PRIORITY... A claim to Win has priority over Pong and Kong. A claim to Pong or Kong has priority over Chow. Sometimes you may claim a tile (like for a Chow) and have it snatched away from you by a higher priority claim. Also, sometimes more than one player is waiting to Win on the same tile. If that tile gets thrown, then the first claiming player to the right of the thrower wins. For example, if South throws a tile that would let both West and North complete their hand, then West is the winner.
THE DICE... These are ordinary dice, and they are used to determine where to start taking tiles from the Wall. All three are thrown together onto the table between the rows of tiles. The total ranges from 3 to 18. The thrower (East) counts counter-clockwise around the table, from their position (1) to the position indicated by the dice total. For example, if you are East, then your row of the Wall would be the starting point for totals of 5, 9, 13, or 17. A total of 6, for example, would be the row to your right. When the row is determined, East counts from the end of that row by the same number of stacks of tiles, and starts from there.

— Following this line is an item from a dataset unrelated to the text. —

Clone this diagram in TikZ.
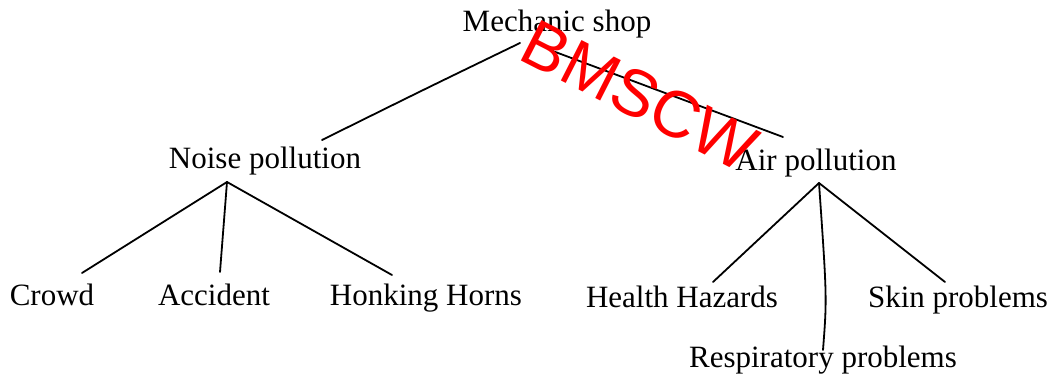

Looking at the mahjong table from above, the Walls are the tiles stacked in two layers, eighteen stacks to a side. The dice, thrown by the East player, determine where to start taking tiles. This makes "planting rice" (loading the Wall) impossible. After everyone has taken turns getting their first thirteen tiles, and replacements for any Flowers they pick up, play begins. The dice are stored below East's name. The dice will move around the table, but a triangle will stay in place as a reminder of where the game began.
To win, keep your eye on what's been thrown and what's been exposed by your opponents. Don't be waiting to win on tiles that are already gone! Though the element of luck is great, the long-term winnings go to the player who pays attention and makes good choices on what to keep and what to throw. You must balance your desire to put together a high-paying hand with the need to "go out" (win) before the other players.